• Directive: Please transcribe the data below exactly. Leave the pictures out.

• Recorded data:
....

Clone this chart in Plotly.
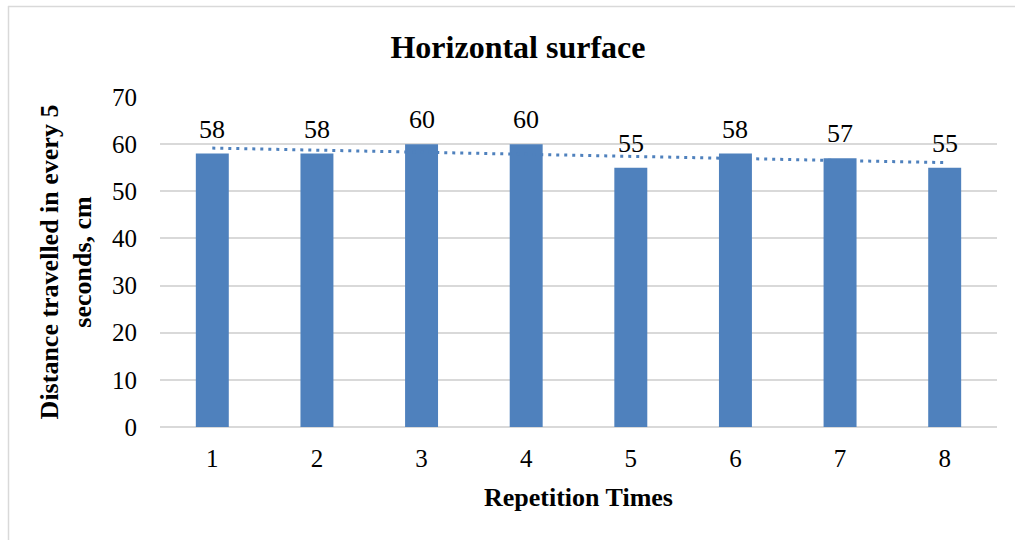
import numpy as np
import plotly.graph_objects as go

repetitions = [1, 2, 3, 4, 5, 6, 7, 8]
tick_labels = ["1", "2", "3", "4", "5", "6", "7", "8"]
distances = [58, 58, 60, 60, 55, 58, 57, 55]

BLUE = "#4F81BD"
GRID = "#D9D9D9"
FONT = "Liberation Serif"

# linear trendline (least squares fit of the data)
slope, intercept = np.polyfit(repetitions, distances, 1)
trend_x = [repetitions[0], repetitions[-1]]
trend_y = [slope * x + intercept for x in trend_x]

fig = go.Figure()
fig.add_trace(go.Bar(
    x=repetitions, y=distances, marker=dict(color=BLUE, line=dict(width=0)),
    width=0.315, showlegend=False, hoverinfo="skip",
))
fig.add_trace(go.Scatter(
    x=trend_x, y=trend_y, mode="lines",
    line=dict(color=BLUE, width=3, dash="3px,5px"),
    showlegend=False, hoverinfo="skip",
))

for x, y in zip(repetitions, distances):
    fig.add_annotation(x=x, y=y, text=str(y), showarrow=False,
                       yanchor="bottom", yshift=8,
                       font=dict(family=FONT, size=26, color="#000000"))

W, H = 1015, 540
L, R, T, B = 160, 18, 97, 113
pw, ph = W - L - R, H - T - B
def px(xp):
    return (xp - L) / pw
def py(yp):
    return (H - B - yp) / ph

# chart border (top and left visible)
fig.add_shape(type="line", xref="paper", yref="paper",
              x0=px(8), x1=px(1016), y0=py(6.5), y1=py(6.5),
              line=dict(color=GRID, width=1.5))
fig.add_shape(type="line", xref="paper", yref="paper",
              x0=px(8.5), x1=px(8.5), y0=py(6), y1=py(541),
              line=dict(color=GRID, width=1.5))

fig.update_layout(
    width=W, height=H,
    margin=dict(l=L, r=R, t=T, b=B, pad=0),
    paper_bgcolor="white", plot_bgcolor="white",
    font=dict(family=FONT, color="#000000"),
    title=dict(text="<b>Horizontal surface</b>", x=518 / W, xanchor="center",
               y=1 - 47 / H, yanchor="middle",
               font=dict(family=FONT, size=32, color="#000000")),
    xaxis=dict(
        range=[0.5, 8.5], tickvals=repetitions, ticktext=tick_labels,
        showgrid=False, zeroline=False, showline=False, ticks="",
        tickfont=dict(family=FONT, size=25, color="#000000"),
        ticklabelstandoff=14,
        title=dict(text="<b>Repetition Times</b>", standoff=16,
                   font=dict(family=FONT, size=26, color="#000000")),
    ),
    yaxis=dict(
        range=[0, 70], dtick=10, showgrid=True, gridcolor=GRID, gridwidth=1.5,
        zeroline=True, zerolinecolor=GRID, zerolinewidth=1.5,
        showline=False, ticks="",
        tickfont=dict(family=FONT, size=25, color="#000000"),
        ticklabelstandoff=22,
        title=dict(text="<b>Distance travelled in every 5<br>seconds, cm</b>",
                   standoff=12,
                   font=dict(family=FONT, size=26, color="#000000")),
    ),
)

fig.write_html("out.html")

....

• In response:
Clone this chart in Plotly.
import numpy as np
import plotly.graph_objects as go

repetitions = [1, 2, 3, 4, 5, 6, 7, 8]
tick_labels = ["1", "2", "3", "4", "5", "6", "7", "8"]
distances = [58, 58, 60, 60, 55, 58, 57, 55]

BLUE = "#4F81BD"
GRID = "#D9D9D9"
FONT = "Liberation Serif"

# linear trendline (least squares fit of the data)
slope, intercept = np.polyfit(repetitions, distances, 1)
trend_x = [repetitions[0], repetitions[-1]]
trend_y = [slope * x + intercept for x in trend_x]

fig = go.Figure()
fig.add_trace(go.Bar(
    x=repetitions, y=distances, marker=dict(color=BLUE, line=dict(width=0)),
    width=0.315, showlegend=False, hoverinfo="skip",
))
fig.add_trace(go.Scatter(
    x=trend_x, y=trend_y, mode="lines",
    line=dict(color=BLUE, width=3, dash="3px,5px"),
    showlegend=False, hoverinfo="skip",
))

for x, y in zip(repetitions, distances):
    fig.add_annotation(x=x, y=y, text=str(y), showarrow=False,
                       yanchor="bottom", yshift=8,
                       font=dict(family=FONT, size=26, color="#000000"))

W, H = 1015, 540
L, R, T, B = 160, 18, 97, 113
pw, ph = W - L - R, H - T - B
def px(xp):
    return (xp - L) / pw
def py(yp):
    return (H - B - yp) / ph

# chart border (top and left visible)
fig.add_shape(type="line", xref="paper", yref="paper",
              x0=px(8), x1=px(1016), y0=py(6.5), y1=py(6.5),
              line=dict(color=GRID, width=1.5))
fig.add_shape(type="line", xref="paper", yref="paper",
              x0=px(8.5), x1=px(8.5), y0=py(6), y1=py(541),
              line=dict(color=GRID, width=1.5))

fig.update_layout(
    width=W, height=H,
    margin=dict(l=L, r=R, t=T, b=B, pad=0),
    paper_bgcolor="white", plot_bgcolor="white",
    font=dict(family=FONT, color="#000000"),
    title=dict(text="<b>Horizontal surface</b>", x=518 / W, xanchor="center",
               y=1 - 47 / H, yanchor="middle",
               font=dict(family=FONT, size=32, color="#000000")),
    xaxis=dict(
        range=[0.5, 8.5], tickvals=repetitions, ticktext=tick_labels,
        showgrid=False, zeroline=False, showline=False, ticks="",
        tickfont=dict(family=FONT, size=25, color="#000000"),
        ticklabelstandoff=14,
        title=dict(text="<b>Repetition Times</b>", standoff=16,
                   font=dict(family=FONT, size=26, color="#000000")),
    ),
    yaxis=dict(
        range=[0, 70], dtick=10, showgrid=True, gridcolor=GRID, gridwidth=1.5,
        zeroline=True, zerolinecolor=GRID, zerolinewidth=1.5,
        showline=False, ticks="",
        tickfont=dict(family=FONT, size=25, color="#000000"),
        ticklabelstandoff=22,
        title=dict(text="<b>Distance travelled in every 5<br>seconds, cm</b>",
                   standoff=12,
                   font=dict(family=FONT, size=26, color="#000000")),
    ),
)

fig.write_html("out.html")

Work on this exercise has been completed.